Long Live the Short Story


Last week the Australian Book Industry Awards were announced and I was elated to read that a collection of short stories has won one of the major awards. It is not often that a book of short stories is nominated for a major book prize.  Nam Le’s book The Boat is an amazing collection of short stories.  While reading this book, you can’t help but feel involved in the multiple storylines.  These include the uneasy reunion between a young Vietnamese writer in America with his ex-soldier father, the anxiety of a child assassin in Colombia, an ageing New York artist desperate for a reconciliation with his daughter, a boy’s coming of age in a rough Victorian fishing town and the political and personal turmoil in Iran.  My favourite short story in this book was the title story –The Boat, which tells of  the escape of a group of exhausted refugees from the Vietcong in a wallowing boat.

There are many benefits to a short story the most obvious is that you can finish a whole story without any interruptions, no need put the book down and lose where you are up to in the story, they are great to read when you don’t know what to read next and a fantastic way to discover new authors.

Edgar Allan Poe, said that a short story should be read in one sitting, anywhere from a half hour to two hours.  And he should know, as a prolific writer of short stories. Poe’s stories are both riveting and frightening, his terrifying Tell Tale Heart  follows an unnamed narrator who insists on his sanity after murdering an old man with a “vulture eye”. The murder is carefully calculated, and the murderer hides the body by cutting it into pieces and hiding it under the floorboards.
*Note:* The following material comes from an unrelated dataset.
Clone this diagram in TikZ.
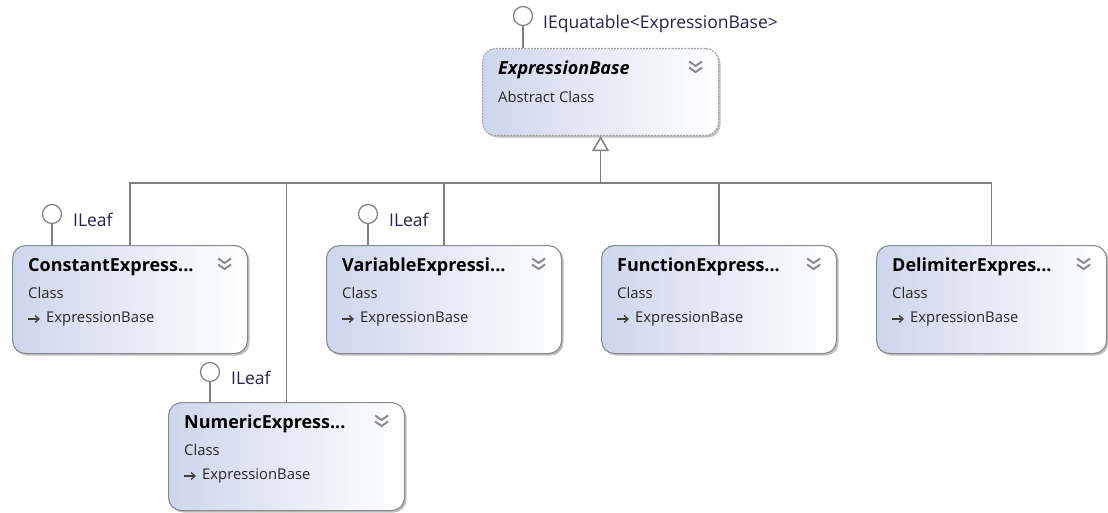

Ultimately the narrator’s guilt manifests itself in the hallucination that the man’s heart is still beating under the floorboards. Makes you nervous to be in the house by yourself…doesn’t it?

If you are looking for something a little less sinister, but equally engrossing try Mick Jackson’s Ten Sorry Tales or revisit Roald Dahl’s Tales of the Unexpected.  For humour and satire you can’t go past Oscar Wilde’s The Happy Prince and Other TalesShaun Tan’s Tales from Outer Suburbia is part short story part graphic novel.

Discover the joy of the short story.